Problem requirements
Strip the pictures and reproduce the rest of the listing exactly.

Supplied information
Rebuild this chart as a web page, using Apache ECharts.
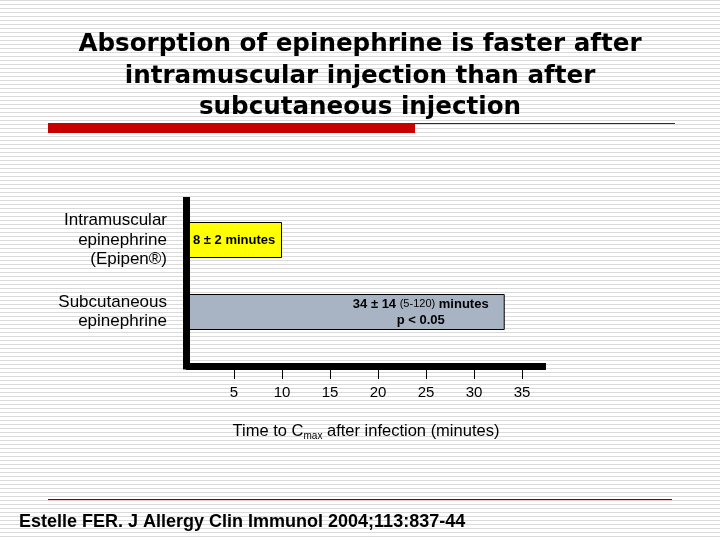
<!DOCTYPE html>
<html>
<head>
<meta charset="utf-8">
<script src="https://cdn.jsdelivr.net/npm/echarts@6/dist/echarts.min.js"></script>
<style>
  html, body { margin: 0; padding: 0; }
  /* slide background: white with thin grey horizontal stripes */
  #chart {
    width: 720px;
    height: 540px;
    background: repeating-linear-gradient(to bottom, #dadada 0, #dadada 1px, #ffffff 1px, #ffffff 4px);
  }
</style>
</head>
<body>
<div id="chart"></div>
<script>
// data
const categories = ['Intramuscular\nepinephrine\n(Epipen®)', 'Subcutaneous\nepinephrine']
const timeToCmax = [10, 33.2]
const barColors = ['#ffff00', '#a8b4c4']
const tickValues = [5, 10, 15, 20, 25, 30, 35]
const axisMax = 37.5

const chart = echarts.init(document.getElementById('chart'))

const option = {
  animation: false,
  title: [
    {
      text: 'Absorption of epinephrine is faster after\nintramuscular injection than after\nsubcutaneous injection',
      left: 'center',
      top: 24,
      textStyle: {
        fontFamily: 'DejaVu Sans',
        fontWeight: 'bold',
        fontSize: 24.6,
        lineHeight: 31.5,
        color: '#000',
        align: 'center',
      },
    },
    {
      text: 'Estelle FER. J Allergy Clin Immunol 2004;113:837-44',
      left: 19,
      top: 513,
      padding: 0,
      textStyle: {
        fontFamily: '"Liberation Sans Narrow", "Liberation Sans", Arial',
        fontWeight: 'bold',
        fontSize: 18,
        color: '#000',
      },
    },
  ],
  graphic: [
    { type: 'rect', shape: { x: 48, y: 123, width: 367, height: 10 }, style: { fill: '#c80000' } },
    { type: 'line', shape: { x1: 415, y1: 123.5, x2: 675, y2: 123.5 }, style: { stroke: '#8a0a0a', lineWidth: 1 } },
    { type: 'line', shape: { x1: 48, y1: 499.5, x2: 672, y2: 499.5 }, style: { stroke: '#6a1010', lineWidth: 1 } },
    { type: 'line', shape: { x1: 48, y1: 500.5, x2: 672, y2: 500.5 }, style: { stroke: '#f4c8c8', lineWidth: 1 } },
  ],
  grid: [
    // bars
    { left: 186, right: 174, top: 204, bottom: 192 },
    // axes frame
    { left: 186, right: 174, top: 200.5, bottom: 174 },
  ],
  xAxis: [
    {
      gridIndex: 0,
      type: 'value',
      min: 0,
      max: axisMax,
      show: false,
    },
    {
      gridIndex: 1,
      type: 'value',
      min: 0,
      max: axisMax,
      z: 10,
      axisLine: { show: true, lineStyle: { color: '#000', width: 7, cap: 'butt' } },
      axisTick: { show: true, length: 13, customValues: tickValues, lineStyle: { color: '#000', width: 1 } },
      axisLabel: {
        customValues: tickValues,
        color: '#000',
        fontFamily: 'Liberation Sans, Arial',
        fontSize: 15,
        margin: 19,
      },
      splitLine: { show: false },
      name: '{a|Time to C}{s|max}{a| after infection (minutes)}',
      nameLocation: 'middle',
      nameGap: 55,
      nameTextStyle: {
        rich: {
          a: { fontFamily: 'Liberation Sans, Arial', fontSize: 16.5, lineHeight: 20, color: '#000' },
          s: { fontFamily: 'Liberation Sans, Arial', fontSize: 10, lineHeight: 10, verticalAlign: 'bottom', color: '#000' },
        },
      },
    },
  ],
  yAxis: [
    {
      gridIndex: 0,
      type: 'category',
      inverse: true,
      data: categories,
      axisLine: { show: false },
      axisTick: { show: false },
      axisLabel: {
        color: '#000',
        fontFamily: 'Liberation Sans, Arial',
        fontSize: 17,
        lineHeight: 19.5,
        margin: 19,
      },
    },
    {
      gridIndex: 1,
      type: 'value',
      min: 0,
      max: 1,
      z: 10,
      axisLine: { show: true, lineStyle: { color: '#000', width: 7, cap: 'square' } },
      axisTick: { show: false },
      axisLabel: { show: false },
      splitLine: { show: false },
    },
  ],
  series: [
    {
      type: 'bar',
      xAxisIndex: 0,
      yAxisIndex: 0,
      barWidth: 36,
      data: timeToCmax.map((v, i) => ({
        value: v,
        itemStyle: { color: barColors[i], borderColor: '#000', borderWidth: 1 },
        label: i === 0
          ? {
              show: true,
              position: 'insideLeft',
              distance: 7,
              formatter: '{b|8 ± 2 minutes}',
            }
          : {
              show: true,
              position: ['100%', '50%'],
              offset: [-84, 0],
              align: 'center',
              verticalAlign: 'middle',
              formatter: '{b|34 ± 14 }{s|(5-120)}{b| minutes}\n{b|p < 0.05}',
            },
      })),
      label: {
        rich: {
          b: { fontFamily: 'Liberation Sans, Arial', fontWeight: 'bold', fontSize: 13, lineHeight: 16, color: '#000' },
          s: { fontFamily: 'Liberation Sans, Arial', fontSize: 11, lineHeight: 16, color: '#000' },
        },
      },
    },
  ],
}

chart.setOption(option)
</script>
</body>
</html>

Task solution
Rebuild this chart as a web page, using Apache ECharts.
<!DOCTYPE html>
<html>
<head>
<meta charset="utf-8">
<script src="https://cdn.jsdelivr.net/npm/echarts@6/dist/echarts.min.js"></script>
<style>
  html, body { margin: 0; padding: 0; }
  /* slide background: white with thin grey horizontal stripes */
  #chart {
    width: 720px;
    height: 540px;
    background: repeating-linear-gradient(to bottom, #dadada 0, #dadada 1px, #ffffff 1px, #ffffff 4px);
  }
</style>
</head>
<body>
<div id="chart"></div>
<script>
// data
const categories = ['Intramuscular\nepinephrine\n(Epipen®)', 'Subcutaneous\nepinephrine']
const timeToCmax = [10, 33.2]
const barColors = ['#ffff00', '#a8b4c4']
const tickValues = [5, 10, 15, 20, 25, 30, 35]
const axisMax = 37.5

const chart = echarts.init(document.getElementById('chart'))

const option = {
  animation: false,
  title: [
    {
      text: 'Absorption of epinephrine is faster after\nintramuscular injection than after\nsubcutaneous injection',
      left: 'center',
      top: 24,
      textStyle: {
        fontFamily: 'DejaVu Sans',
        fontWeight: 'bold',
        fontSize: 24.6,
        lineHeight: 31.5,
        color: '#000',
        align: 'center',
      },
    },
    {
      text: 'Estelle FER. J Allergy Clin Immunol 2004;113:837-44',
      left: 19,
      top: 513,
      padding: 0,
      textStyle: {
        fontFamily: '"Liberation Sans Narrow", "Liberation Sans", Arial',
        fontWeight: 'bold',
        fontSize: 18,
        color: '#000',
      },
    },
  ],
  graphic: [
    { type: 'rect', shape: { x: 48, y: 123, width: 367, height: 10 }, style: { fill: '#c80000' } },
    { type: 'line', shape: { x1: 415, y1: 123.5, x2: 675, y2: 123.5 }, style: { stroke: '#8a0a0a', lineWidth: 1 } },
    { type: 'line', shape: { x1: 48, y1: 499.5, x2: 672, y2: 499.5 }, style: { stroke: '#6a1010', lineWidth: 1 } },
    { type: 'line', shape: { x1: 48, y1: 500.5, x2: 672, y2: 500.5 }, style: { stroke: '#f4c8c8', lineWidth: 1 } },
  ],
  grid: [
    // bars
    { left: 186, right: 174, top: 204, bottom: 192 },
    // axes frame
    { left: 186, right: 174, top: 200.5, bottom: 174 },
  ],
  xAxis: [
    {
      gridIndex: 0,
      type: 'value',
      min: 0,
      max: axisMax,
      show: false,
    },
    {
      gridIndex: 1,
      type: 'value',
      min: 0,
      max: axisMax,
      z: 10,
      axisLine: { show: true, lineStyle: { color: '#000', width: 7, cap: 'butt' } },
      axisTick: { show: true, length: 13, customValues: tickValues, lineStyle: { color: '#000', width: 1 } },
      axisLabel: {
        customValues: tickValues,
        color: '#000',
        fontFamily: 'Liberation Sans, Arial',
        fontSize: 15,
        margin: 19,
      },
      splitLine: { show: false },
      name: '{a|Time to C}{s|max}{a| after infection (minutes)}',
      nameLocation: 'middle',
      nameGap: 55,
      nameTextStyle: {
        rich: {
          a: { fontFamily: 'Liberation Sans, Arial', fontSize: 16.5, lineHeight: 20, color: '#000' },
          s: { fontFamily: 'Liberation Sans, Arial', fontSize: 10, lineHeight: 10, verticalAlign: 'bottom', color: '#000' },
        },
      },
    },
  ],
  yAxis: [
    {
      gridIndex: 0,
      type: 'category',
      inverse: true,
      data: categories,
      axisLine: { show: false },
      axisTick: { show: false },
      axisLabel: {
        color: '#000',
        fontFamily: 'Liberation Sans, Arial',
        fontSize: 17,
        lineHeight: 19.5,
        margin: 19,
      },
    },
    {
      gridIndex: 1,
      type: 'value',
      min: 0,
      max: 1,
      z: 10,
      axisLine: { show: true, lineStyle: { color: '#000', width: 7, cap: 'square' } },
      axisTick: { show: false },
      axisLabel: { show: false },
      splitLine: { show: false },
    },
  ],
  series: [
    {
      type: 'bar',
      xAxisIndex: 0,
      yAxisIndex: 0,
      barWidth: 36,
      data: timeToCmax.map((v, i) => ({
        value: v,
        itemStyle: { color: barColors[i], borderColor: '#000', borderWidth: 1 },
        label: i === 0
          ? {
              show: true,
              position: 'insideLeft',
              distance: 7,
              formatter: '{b|8 ± 2 minutes}',
            }
          : {
              show: true,
              position: ['100%', '50%'],
              offset: [-84, 0],
              align: 'center',
              verticalAlign: 'middle',
              formatter: '{b|34 ± 14 }{s|(5-120)}{b| minutes}\n{b|p < 0.05}',
            },
      })),
      label: {
        rich: {
          b: { fontFamily: 'Liberation Sans, Arial', fontWeight: 'bold', fontSize: 13, lineHeight: 16, color: '#000' },
          s: { fontFamily: 'Liberation Sans, Arial', fontSize: 11, lineHeight: 16, color: '#000' },
        },
      },
    },
  ],
}

chart.setOption(option)
</script>
</body>
</html>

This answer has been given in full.